WRITTEN EXERCISE: Restate the whole of the material. Keep every word, and drop the pictures.

PROVIDED DATA:

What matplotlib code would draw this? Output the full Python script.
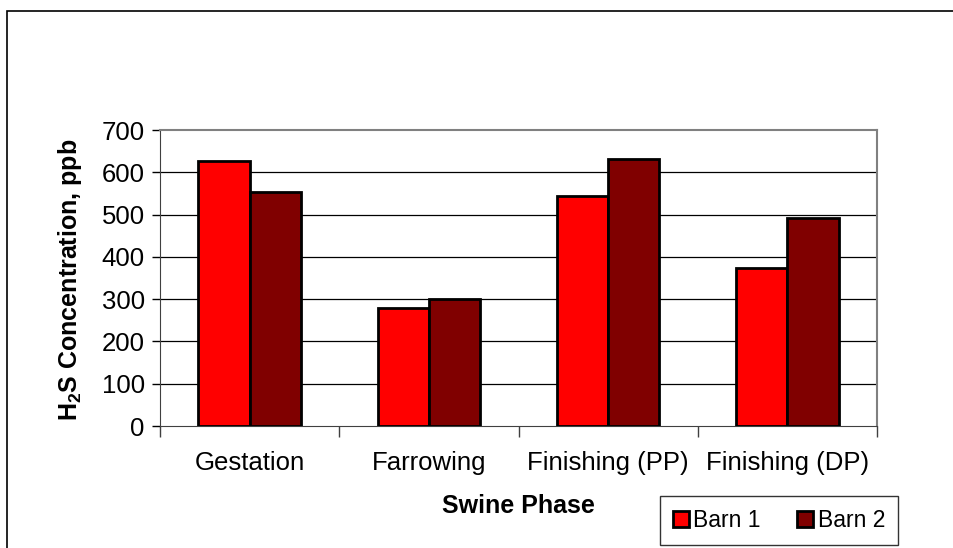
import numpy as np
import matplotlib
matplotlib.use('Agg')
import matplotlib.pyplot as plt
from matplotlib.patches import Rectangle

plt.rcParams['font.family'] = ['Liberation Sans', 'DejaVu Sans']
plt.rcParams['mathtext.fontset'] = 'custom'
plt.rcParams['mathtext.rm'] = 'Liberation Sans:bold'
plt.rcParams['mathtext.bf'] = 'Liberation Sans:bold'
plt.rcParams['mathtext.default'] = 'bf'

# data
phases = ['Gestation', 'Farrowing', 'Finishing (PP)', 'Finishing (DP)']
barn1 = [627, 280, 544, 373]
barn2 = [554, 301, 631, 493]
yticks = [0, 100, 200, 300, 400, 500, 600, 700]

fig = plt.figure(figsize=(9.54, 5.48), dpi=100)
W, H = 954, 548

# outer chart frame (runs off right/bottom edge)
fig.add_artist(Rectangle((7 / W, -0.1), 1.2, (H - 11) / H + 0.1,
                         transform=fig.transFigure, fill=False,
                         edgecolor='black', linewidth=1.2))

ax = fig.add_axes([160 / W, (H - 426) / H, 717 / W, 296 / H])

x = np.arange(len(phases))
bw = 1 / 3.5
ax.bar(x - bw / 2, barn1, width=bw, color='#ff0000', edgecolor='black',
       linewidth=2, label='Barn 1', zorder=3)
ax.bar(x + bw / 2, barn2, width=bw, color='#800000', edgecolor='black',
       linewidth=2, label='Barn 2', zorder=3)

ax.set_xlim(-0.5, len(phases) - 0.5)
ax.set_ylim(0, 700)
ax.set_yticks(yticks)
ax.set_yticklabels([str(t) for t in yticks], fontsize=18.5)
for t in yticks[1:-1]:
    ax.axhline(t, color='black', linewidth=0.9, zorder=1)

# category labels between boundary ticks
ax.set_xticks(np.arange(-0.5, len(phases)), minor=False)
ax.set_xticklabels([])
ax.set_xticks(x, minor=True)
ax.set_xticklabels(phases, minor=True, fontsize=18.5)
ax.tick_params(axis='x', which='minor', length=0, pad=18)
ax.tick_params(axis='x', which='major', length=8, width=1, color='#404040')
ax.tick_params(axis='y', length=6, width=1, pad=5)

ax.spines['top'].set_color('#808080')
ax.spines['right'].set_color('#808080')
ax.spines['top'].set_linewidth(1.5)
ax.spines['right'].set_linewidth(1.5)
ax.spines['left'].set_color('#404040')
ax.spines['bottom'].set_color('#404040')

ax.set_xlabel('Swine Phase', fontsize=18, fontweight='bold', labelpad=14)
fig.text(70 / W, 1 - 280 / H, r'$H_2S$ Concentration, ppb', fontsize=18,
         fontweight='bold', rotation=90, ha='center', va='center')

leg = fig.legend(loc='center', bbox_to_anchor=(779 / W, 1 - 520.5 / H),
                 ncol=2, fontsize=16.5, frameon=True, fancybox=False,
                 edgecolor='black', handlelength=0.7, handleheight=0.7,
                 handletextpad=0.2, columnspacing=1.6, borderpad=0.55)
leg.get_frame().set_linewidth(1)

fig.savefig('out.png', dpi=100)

RESULT BELOW:
What matplotlib code would draw this? Output the full Python script.
import numpy as np
import matplotlib
matplotlib.use('Agg')
import matplotlib.pyplot as plt
from matplotlib.patches import Rectangle

plt.rcParams['font.family'] = ['Liberation Sans', 'DejaVu Sans']
plt.rcParams['mathtext.fontset'] = 'custom'
plt.rcParams['mathtext.rm'] = 'Liberation Sans:bold'
plt.rcParams['mathtext.bf'] = 'Liberation Sans:bold'
plt.rcParams['mathtext.default'] = 'bf'

# data
phases = ['Gestation', 'Farrowing', 'Finishing (PP)', 'Finishing (DP)']
barn1 = [627, 280, 544, 373]
barn2 = [554, 301, 631, 493]
yticks = [0, 100, 200, 300, 400, 500, 600, 700]

fig = plt.figure(figsize=(9.54, 5.48), dpi=100)
W, H = 954, 548

# outer chart frame (runs off right/bottom edge)
fig.add_artist(Rectangle((7 / W, -0.1), 1.2, (H - 11) / H + 0.1,
                         transform=fig.transFigure, fill=False,
                         edgecolor='black', linewidth=1.2))

ax = fig.add_axes([160 / W, (H - 426) / H, 717 / W, 296 / H])

x = np.arange(len(phases))
bw = 1 / 3.5
ax.bar(x - bw / 2, barn1, width=bw, color='#ff0000', edgecolor='black',
       linewidth=2, label='Barn 1', zorder=3)
ax.bar(x + bw / 2, barn2, width=bw, color='#800000', edgecolor='black',
       linewidth=2, label='Barn 2', zorder=3)

ax.set_xlim(-0.5, len(phases) - 0.5)
ax.set_ylim(0, 700)
ax.set_yticks(yticks)
ax.set_yticklabels([str(t) for t in yticks], fontsize=18.5)
for t in yticks[1:-1]:
    ax.axhline(t, color='black', linewidth=0.9, zorder=1)

# category labels between boundary ticks
ax.set_xticks(np.arange(-0.5, len(phases)), minor=False)
ax.set_xticklabels([])
ax.set_xticks(x, minor=True)
ax.set_xticklabels(phases, minor=True, fontsize=18.5)
ax.tick_params(axis='x', which='minor', length=0, pad=18)
ax.tick_params(axis='x', which='major', length=8, width=1, color='#404040')
ax.tick_params(axis='y', length=6, width=1, pad=5)

ax.spines['top'].set_color('#808080')
ax.spines['right'].set_color('#808080')
ax.spines['top'].set_linewidth(1.5)
ax.spines['right'].set_linewidth(1.5)
ax.spines['left'].set_color('#404040')
ax.spines['bottom'].set_color('#404040')

ax.set_xlabel('Swine Phase', fontsize=18, fontweight='bold', labelpad=14)
fig.text(70 / W, 1 - 280 / H, r'$H_2S$ Concentration, ppb', fontsize=18,
         fontweight='bold', rotation=90, ha='center', va='center')

leg = fig.legend(loc='center', bbox_to_anchor=(779 / W, 1 - 520.5 / H),
                 ncol=2, fontsize=16.5, frameon=True, fancybox=False,
                 edgecolor='black', handlelength=0.7, handleheight=0.7,
                 handletextpad=0.2, columnspacing=1.6, borderpad=0.55)
leg.get_frame().set_linewidth(1)

fig.savefig('out.png', dpi=100)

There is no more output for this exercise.